- PROBLEM STATEMENT: Select all lines holding the word "would" from the entries that follow.

- DATA LISTING:
<<<<

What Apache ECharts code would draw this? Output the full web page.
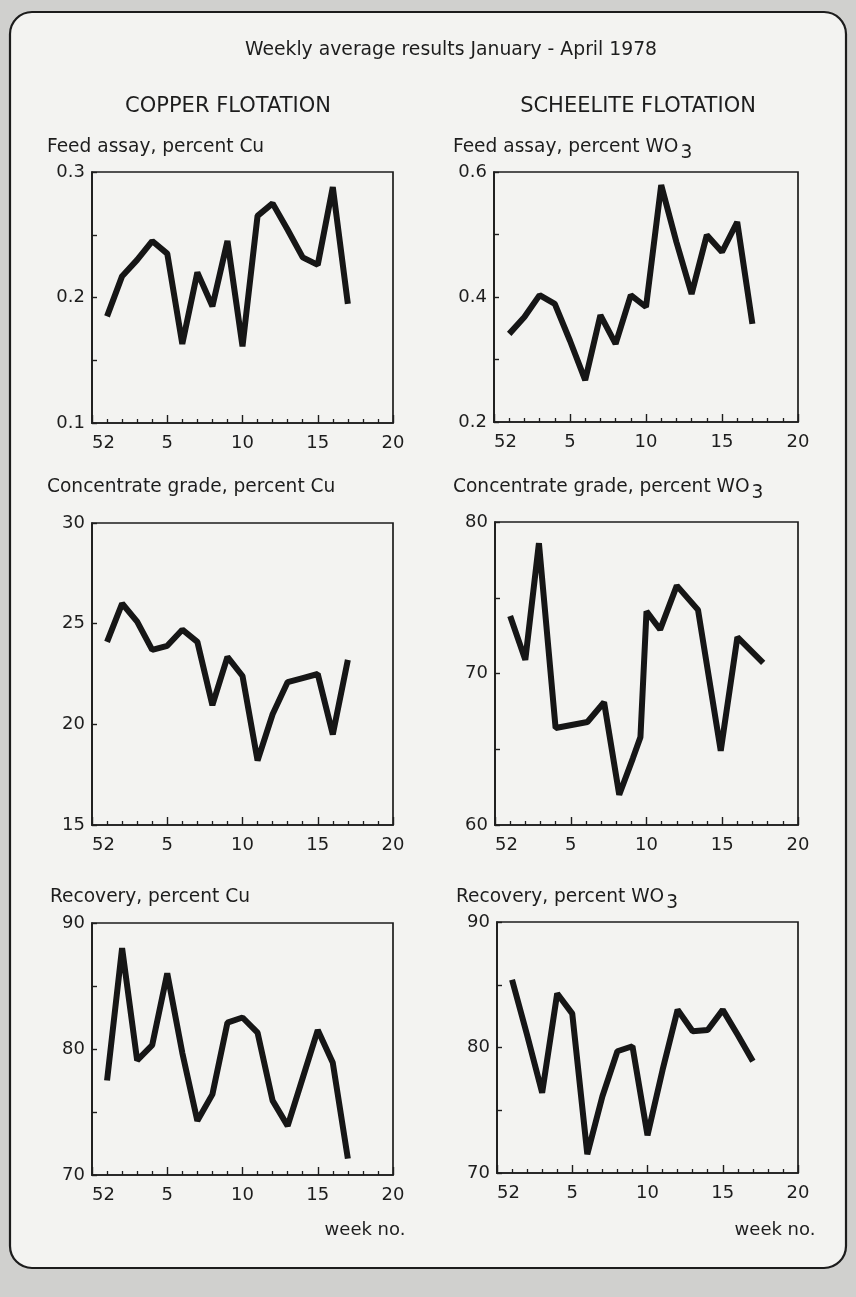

>>>>
<<<<

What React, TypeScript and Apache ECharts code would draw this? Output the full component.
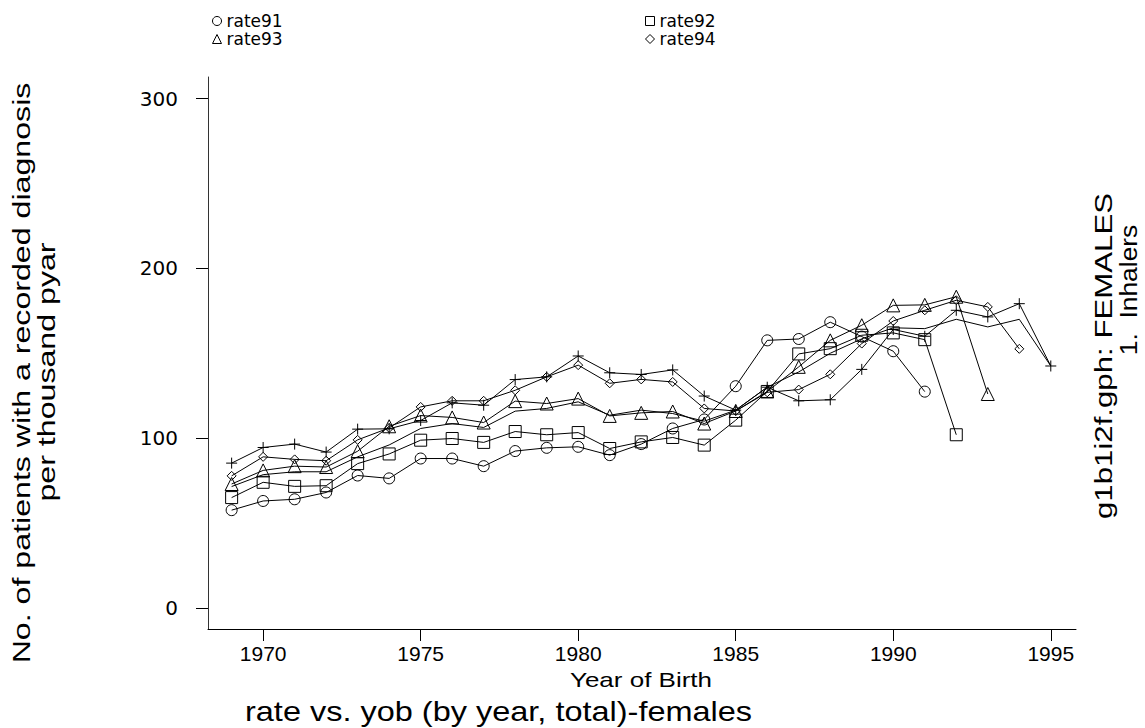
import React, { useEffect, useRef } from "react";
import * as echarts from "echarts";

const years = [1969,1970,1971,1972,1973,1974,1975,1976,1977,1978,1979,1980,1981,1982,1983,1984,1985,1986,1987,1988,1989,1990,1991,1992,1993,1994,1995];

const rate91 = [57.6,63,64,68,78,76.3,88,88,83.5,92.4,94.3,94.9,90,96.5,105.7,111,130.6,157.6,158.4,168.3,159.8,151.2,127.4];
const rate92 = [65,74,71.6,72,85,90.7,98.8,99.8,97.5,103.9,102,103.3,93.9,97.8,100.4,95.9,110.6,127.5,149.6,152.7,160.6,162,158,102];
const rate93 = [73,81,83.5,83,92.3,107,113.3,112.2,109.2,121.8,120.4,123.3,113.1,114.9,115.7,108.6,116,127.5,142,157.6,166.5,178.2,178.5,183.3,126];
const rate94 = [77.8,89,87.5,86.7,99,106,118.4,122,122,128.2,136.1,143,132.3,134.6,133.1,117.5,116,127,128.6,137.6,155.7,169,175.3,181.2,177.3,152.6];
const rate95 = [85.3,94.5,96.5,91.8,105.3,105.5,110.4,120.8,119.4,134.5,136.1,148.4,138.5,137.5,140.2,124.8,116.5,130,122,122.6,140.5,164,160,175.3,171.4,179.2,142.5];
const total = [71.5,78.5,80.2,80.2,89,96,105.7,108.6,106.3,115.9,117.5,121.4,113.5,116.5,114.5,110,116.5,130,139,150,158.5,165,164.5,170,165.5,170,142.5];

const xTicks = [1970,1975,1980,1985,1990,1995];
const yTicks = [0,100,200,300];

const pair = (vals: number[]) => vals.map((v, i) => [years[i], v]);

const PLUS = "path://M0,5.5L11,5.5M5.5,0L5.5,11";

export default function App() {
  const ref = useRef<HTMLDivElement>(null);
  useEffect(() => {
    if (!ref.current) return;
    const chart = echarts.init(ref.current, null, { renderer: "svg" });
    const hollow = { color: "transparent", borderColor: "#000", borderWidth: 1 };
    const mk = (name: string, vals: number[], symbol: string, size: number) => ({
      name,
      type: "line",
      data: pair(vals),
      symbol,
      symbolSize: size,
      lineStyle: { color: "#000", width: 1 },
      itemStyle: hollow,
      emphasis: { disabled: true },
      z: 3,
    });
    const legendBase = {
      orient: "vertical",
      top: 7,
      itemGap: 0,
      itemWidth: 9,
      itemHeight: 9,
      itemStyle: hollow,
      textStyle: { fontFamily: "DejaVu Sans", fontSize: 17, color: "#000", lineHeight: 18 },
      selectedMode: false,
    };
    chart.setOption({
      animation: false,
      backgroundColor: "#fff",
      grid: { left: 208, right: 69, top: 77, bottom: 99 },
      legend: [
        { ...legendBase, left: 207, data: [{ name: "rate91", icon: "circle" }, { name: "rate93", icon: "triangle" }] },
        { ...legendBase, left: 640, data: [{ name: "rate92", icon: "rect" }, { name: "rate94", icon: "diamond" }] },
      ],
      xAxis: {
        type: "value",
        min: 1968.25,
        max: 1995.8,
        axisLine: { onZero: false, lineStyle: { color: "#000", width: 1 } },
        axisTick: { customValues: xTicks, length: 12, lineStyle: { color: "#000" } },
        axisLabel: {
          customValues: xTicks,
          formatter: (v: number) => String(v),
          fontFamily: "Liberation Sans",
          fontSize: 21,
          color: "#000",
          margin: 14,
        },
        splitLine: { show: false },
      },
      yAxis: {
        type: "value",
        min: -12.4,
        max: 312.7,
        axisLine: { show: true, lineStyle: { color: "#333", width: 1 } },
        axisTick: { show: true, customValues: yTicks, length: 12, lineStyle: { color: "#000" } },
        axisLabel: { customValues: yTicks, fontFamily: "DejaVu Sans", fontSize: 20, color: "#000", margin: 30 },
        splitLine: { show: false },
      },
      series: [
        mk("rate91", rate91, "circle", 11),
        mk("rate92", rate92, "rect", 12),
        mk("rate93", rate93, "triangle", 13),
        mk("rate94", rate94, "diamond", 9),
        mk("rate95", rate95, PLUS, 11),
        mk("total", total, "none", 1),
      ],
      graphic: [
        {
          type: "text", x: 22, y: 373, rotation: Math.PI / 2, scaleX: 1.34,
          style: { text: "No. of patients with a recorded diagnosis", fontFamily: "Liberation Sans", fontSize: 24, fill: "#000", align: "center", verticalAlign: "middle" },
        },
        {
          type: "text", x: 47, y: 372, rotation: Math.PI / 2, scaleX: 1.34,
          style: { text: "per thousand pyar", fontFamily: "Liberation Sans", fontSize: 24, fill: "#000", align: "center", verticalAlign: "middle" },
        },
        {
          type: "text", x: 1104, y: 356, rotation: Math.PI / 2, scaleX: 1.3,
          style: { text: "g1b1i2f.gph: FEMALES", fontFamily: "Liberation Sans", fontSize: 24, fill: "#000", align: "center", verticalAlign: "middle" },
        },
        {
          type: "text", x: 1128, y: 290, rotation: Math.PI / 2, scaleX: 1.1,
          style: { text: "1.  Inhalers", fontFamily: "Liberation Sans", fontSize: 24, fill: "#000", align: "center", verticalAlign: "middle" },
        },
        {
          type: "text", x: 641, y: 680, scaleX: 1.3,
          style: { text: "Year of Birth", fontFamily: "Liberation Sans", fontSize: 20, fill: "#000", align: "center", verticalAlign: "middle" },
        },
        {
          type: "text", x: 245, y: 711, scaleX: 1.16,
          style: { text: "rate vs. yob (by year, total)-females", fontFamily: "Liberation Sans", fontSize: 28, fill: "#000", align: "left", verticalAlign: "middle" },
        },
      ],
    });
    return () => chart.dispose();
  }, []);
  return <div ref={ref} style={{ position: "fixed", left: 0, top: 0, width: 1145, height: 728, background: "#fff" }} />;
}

>>>>
<<<<

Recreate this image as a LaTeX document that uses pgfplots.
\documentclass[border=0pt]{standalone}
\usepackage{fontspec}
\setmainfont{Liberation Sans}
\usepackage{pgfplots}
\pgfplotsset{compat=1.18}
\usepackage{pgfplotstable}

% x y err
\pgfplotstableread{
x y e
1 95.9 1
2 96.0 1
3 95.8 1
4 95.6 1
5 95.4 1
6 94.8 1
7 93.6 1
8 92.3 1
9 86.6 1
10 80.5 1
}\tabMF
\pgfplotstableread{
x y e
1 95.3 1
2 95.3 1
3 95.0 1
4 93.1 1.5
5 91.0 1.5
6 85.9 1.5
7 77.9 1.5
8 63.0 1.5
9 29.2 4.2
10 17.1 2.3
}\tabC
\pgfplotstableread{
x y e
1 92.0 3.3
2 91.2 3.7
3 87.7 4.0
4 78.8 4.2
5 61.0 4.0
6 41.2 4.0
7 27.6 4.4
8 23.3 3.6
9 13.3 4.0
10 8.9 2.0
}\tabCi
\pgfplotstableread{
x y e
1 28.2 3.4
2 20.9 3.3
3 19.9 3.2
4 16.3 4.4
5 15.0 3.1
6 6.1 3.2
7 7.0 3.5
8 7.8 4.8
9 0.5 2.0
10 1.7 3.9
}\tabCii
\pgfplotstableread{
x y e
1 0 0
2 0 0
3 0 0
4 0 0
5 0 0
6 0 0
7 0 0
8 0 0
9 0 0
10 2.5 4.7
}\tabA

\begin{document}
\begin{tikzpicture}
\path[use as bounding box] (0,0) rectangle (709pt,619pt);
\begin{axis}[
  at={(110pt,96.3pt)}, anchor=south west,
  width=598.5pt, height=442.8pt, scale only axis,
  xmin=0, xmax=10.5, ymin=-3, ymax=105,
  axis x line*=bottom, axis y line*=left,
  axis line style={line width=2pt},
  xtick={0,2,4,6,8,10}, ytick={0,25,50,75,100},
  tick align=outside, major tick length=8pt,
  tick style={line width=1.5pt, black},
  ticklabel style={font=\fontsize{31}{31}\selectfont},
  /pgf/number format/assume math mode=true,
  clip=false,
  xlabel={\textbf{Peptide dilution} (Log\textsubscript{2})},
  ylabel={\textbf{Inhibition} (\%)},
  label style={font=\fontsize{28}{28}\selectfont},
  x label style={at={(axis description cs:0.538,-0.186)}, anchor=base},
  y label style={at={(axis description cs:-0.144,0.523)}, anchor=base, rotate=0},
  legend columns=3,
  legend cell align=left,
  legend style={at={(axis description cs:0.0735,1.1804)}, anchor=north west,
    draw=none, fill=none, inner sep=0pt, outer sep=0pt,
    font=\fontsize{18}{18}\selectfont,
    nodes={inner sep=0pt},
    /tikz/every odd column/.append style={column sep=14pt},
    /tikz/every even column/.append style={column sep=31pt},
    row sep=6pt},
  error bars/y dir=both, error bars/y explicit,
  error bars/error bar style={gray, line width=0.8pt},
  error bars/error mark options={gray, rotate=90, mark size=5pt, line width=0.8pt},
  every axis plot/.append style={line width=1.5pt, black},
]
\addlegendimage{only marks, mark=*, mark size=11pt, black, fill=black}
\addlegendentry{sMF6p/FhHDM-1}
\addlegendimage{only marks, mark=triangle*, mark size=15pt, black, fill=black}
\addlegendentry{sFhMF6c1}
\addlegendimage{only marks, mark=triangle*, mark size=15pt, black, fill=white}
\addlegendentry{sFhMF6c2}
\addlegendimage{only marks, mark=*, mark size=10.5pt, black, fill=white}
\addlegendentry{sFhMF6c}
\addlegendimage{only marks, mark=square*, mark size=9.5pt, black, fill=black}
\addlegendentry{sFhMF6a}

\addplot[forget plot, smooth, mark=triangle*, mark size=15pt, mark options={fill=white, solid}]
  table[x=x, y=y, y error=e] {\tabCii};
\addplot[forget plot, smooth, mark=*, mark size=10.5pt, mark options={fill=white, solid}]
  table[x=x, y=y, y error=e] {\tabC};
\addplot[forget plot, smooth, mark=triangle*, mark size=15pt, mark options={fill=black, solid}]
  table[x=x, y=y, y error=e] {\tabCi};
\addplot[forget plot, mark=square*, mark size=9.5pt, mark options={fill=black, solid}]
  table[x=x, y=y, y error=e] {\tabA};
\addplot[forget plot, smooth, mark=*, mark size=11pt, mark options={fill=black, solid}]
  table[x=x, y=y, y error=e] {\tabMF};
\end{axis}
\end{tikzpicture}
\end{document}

>>>>

- WRITTEN RESPONSE:
What Apache ECharts code would draw this? Output the full web page.
What React, TypeScript and Apache ECharts code would draw this? Output the full component.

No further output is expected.